Definition
An air traffic control service in which the controller issues specific heading instructions to guide an aircraft onto the final approach course of an instrument approach procedure, typically intercepting the localizer or final approach course at an appropriate angle and distance from the runway.
Plain English
The controller tells you what headings to fly so that you end up lined up with the runway for your approach, instead of you flying the published route to get there yourself.
Context Anchor
Seen during instrument arrivals when a controller directs the aircraft toward the approach instead of having the pilot fly the full charted route.
Derivation
A 'vector' in navigation simply means a heading to fly. 'Radar vectors' means the controller is watching you on radar and giving you headings based on what they see.
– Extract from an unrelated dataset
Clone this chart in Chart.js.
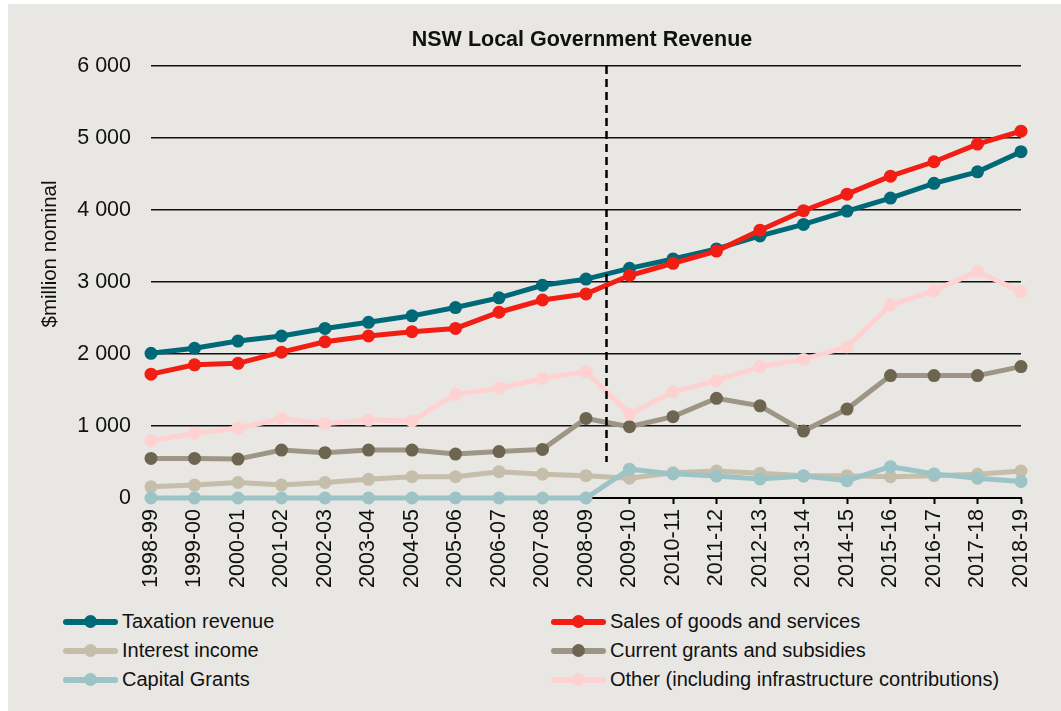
<!DOCTYPE html>
<html>
<head>
<meta charset="utf-8">
<title>NSW Local Government Revenue</title>
<script src="https://cdn.jsdelivr.net/npm/chart.js@4.4.1/dist/chart.umd.min.js"></script>
<style>
    html, body { margin: 0; padding: 0; background: #ffffff; }
    .panel {
        position: absolute; left: 8px; top: 4px;
        width: 1053px; height: 707px;
        background: #E8E7E3;
    }
    #revenueChart { position: absolute; left: 0; top: 0; }
    .legend {
        position: absolute; left: 55px; top: 603px;
        display: grid;
        grid-template-columns: 488px 488px;
        grid-auto-rows: 29px;
        font-family: "Liberation Sans", Arial, sans-serif;
        font-size: 20px;
        color: #111;
    }
    .legend-item { display: flex; align-items: center; white-space: nowrap; }
    .legend-sample { position: relative; width: 55px; height: 14px; margin-right: 4px; }
    .legend-sample .line {
        position: absolute; left: 0; top: 4px; width: 55px; height: 6px; border-radius: 3px;
    }
    .legend-sample .dot {
        position: absolute; left: 21px; top: 0; width: 13px; height: 13px; border-radius: 50%;
    }
</style>
</head>
<body>
<div class="panel">
    <canvas id="revenueChart" width="1053" height="600"></canvas>
    <div class="legend" id="revenueLegend"></div>
</div>

<script>
// Financial years on the x axis
const years = [
    '1998-99', '1999-00', '2000-01', '2001-02', '2002-03', '2003-04', '2004-05',
    '2005-06', '2006-07', '2007-08', '2008-09', '2009-10', '2010-11', '2011-12',
    '2012-13', '2013-14', '2014-15', '2015-16', '2016-17', '2017-18', '2018-19'
];

// Revenue by source, $million nominal
const taxationRevenue = [2010, 2080, 2180, 2250, 2355, 2440, 2530, 2645, 2780, 2955, 3040,
    3190, 3320, 3460, 3640, 3800, 3985, 4165, 4370, 4530, 4810];
const salesOfGoods = [1720, 1850, 1870, 2025, 2170, 2250, 2310, 2355, 2580, 2750, 2835,
    3090, 3260, 3430, 3720, 3990, 4220, 4470, 4670, 4915, 5095];
const interestIncome = [155, 180, 215, 180, 215, 260, 295, 295, 365, 330, 310,
    275, 350, 375, 345, 310, 310, 295, 310, 330, 375];
const currentGrants = [550, 550, 540, 665, 630, 665, 665, 610, 645, 675, 1105,
    990, 1130, 1385, 1280, 930, 1235, 1700, 1700, 1700, 1825];
const capitalGrants = [0, 0, 0, 0, 0, 0, 0, 0, 0, 0, 0,
    400, 335, 305, 265, 305, 240, 435, 335, 275, 230];
const otherRevenue = [795, 900, 970, 1105, 1030, 1085, 1070, 1440, 1525, 1660, 1755,
    1165, 1475, 1630, 1825, 1925, 2100, 2680, 2880, 3145, 2865];

const yTickLabels = ['0', '1 000', '2 000', '3 000', '4 000', '5 000', '6 000'];

const chartTitle = 'NSW Local Government Revenue';
const yAxisTitle = '$million nominal';

// Break in the series (between 2008-09 and 2009-10), drawn as a dashed marker
const breakIndex = 10.46;
const breakBottomValue = 500;

const FONT = '"Liberation Sans", Arial, sans-serif';

function series(label, data, lineColor, pointColor, order) {
    return {
        label: label,
        data: data,
        borderColor: lineColor,
        backgroundColor: lineColor,
        pointBackgroundColor: pointColor,
        pointBorderWidth: 0,
        pointRadius: 6.5,
        pointHoverRadius: 6.5,
        borderWidth: 5,
        tension: 0,
        fill: false,
        clip: false,
        order: order
    };
}

const datasets = [
    series('Taxation revenue', taxationRevenue, '#006978', '#006978', 1),
    series('Sales of goods and services', salesOfGoods, '#F21D13', '#F21D13', 0),
    series('Interest income', interestIncome, '#C5BEAB', '#C5BEAB', 5),
    series('Current grants and subsidies', currentGrants, '#9D9585', '#6D6550', 3),
    series('Capital Grants', capitalGrants, '#9CC3C6', '#9CC3C6', 4),
    series('Other (including infrastructure contributions)', otherRevenue, '#FFD2D2', '#FFD2D2', 2)
];

// Title, y axis caption and the dashed break line
const annotations = {
    id: 'annotations',
    afterDatasetsDraw(chart) {
        const { ctx, chartArea, scales } = chart;
        const xs = scales.x, ys = scales.y;
        ctx.save();

        const x0 = xs.getPixelForValue(Math.floor(breakIndex));
        const x1 = xs.getPixelForValue(Math.floor(breakIndex) + 1);
        const bx = Math.round(x0 + (x1 - x0) * (breakIndex - Math.floor(breakIndex))) + 0.5;
        ctx.strokeStyle = '#000';
        ctx.lineWidth = 2.5;
        ctx.setLineDash([8, 5]);
        ctx.beginPath();
        ctx.moveTo(bx, ys.getPixelForValue(6000));
        ctx.lineTo(bx, ys.getPixelForValue(breakBottomValue));
        ctx.stroke();
        ctx.setLineDash([]);

        ctx.fillStyle = '#111';
        ctx.font = 'bold 21.5px ' + FONT;
        ctx.textAlign = 'center';
        ctx.textBaseline = 'middle';
        ctx.fillText(chartTitle, (chartArea.left + chartArea.right) / 2 - 4, 36);

        ctx.font = '20.5px ' + FONT;
        ctx.translate(42, 250);
        ctx.rotate(-Math.PI / 2);
        ctx.fillText(yAxisTitle, 0, 0);
        ctx.restore();
    }
};

const chart = new Chart(document.getElementById('revenueChart'), {
    type: 'line',
    data: { labels: years, datasets: datasets },
    options: {
        responsive: false,
        animation: false,
        layout: { padding: { top: 62, right: 40, bottom: 0, left: 0 } },
        plugins: {
            legend: { display: false },
            title: { display: false },
            tooltip: { enabled: false }
        },
        scales: {
            x: {
                offset: false,
                grid: {
                    drawOnChartArea: false,
                    drawTicks: true,
                    tickLength: 6,
                    tickWidth: 2,
                    tickColor: '#000'
                },
                border: { display: true, color: '#000', width: 2 },
                ticks: {
                    autoSkip: false,
                    minRotation: 90,
                    maxRotation: 90,
                    padding: 5,
                    color: '#111',
                    font: { family: FONT, size: 21.5 }
                },
                afterFit(scale) { scale.height = 106; }
            },
            y: {
                min: 0,
                max: 6000,
                ticks: {
                    stepSize: 1000,
                    padding: 20,
                    color: '#111',
                    font: { family: FONT, size: 21.5 },
                    callback: (value, index) => yTickLabels[index]
                },
                grid: { color: '#111', lineWidth: 1.5, drawTicks: false },
                border: { display: false },
                afterFit(scale) { scale.width = 143; }
            }
        }
    },
    plugins: [annotations]
});

// Two-column legend built from the chart's datasets
const legendOrder = [0, 1, 2, 3, 4, 5];
const legendBox = document.getElementById('revenueLegend');
legendOrder.forEach(i => {
    const ds = chart.data.datasets[i];
    const item = document.createElement('div');
    item.className = 'legend-item';
    item.innerHTML =
        '<span class="legend-sample">' +
        '<span class="line" style="background:' + ds.borderColor + '"></span>' +
        '<span class="dot" style="background:' + ds.pointBackgroundColor + '"></span>' +
        '</span><span>' + ds.label + '</span>';
    legendBox.appendChild(item);
});
</script>
</body>
</html>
So 'radar vectors to the final approach' literally means: headings provided by a radar controller that lead you onto the final approach course.
Why Pilots Care
Provides safe, efficient positioning onto the approach without requiring the pilot to navigate independently to the final course in instrument conditions.
Grounding Statement
Picture the controller watching your aircraft on a radar screen and giving you headings that place you in line with the runway approach path.
Intuition Check
Radar vectors are not suggestions or arrows on a screen; they are controller-assigned headings to fly. Final approach does not just mean “near the end”; it means the last defined part of an approach toward the runway.
Example Sentence 1
Approach control advised, 'Expect radar vectors to the final approach course for the ILS Runway 27.'
Example Sentence 2
The controller continued issuing radar vectors to the final approach until the aircraft was established on the proper heading and altitude.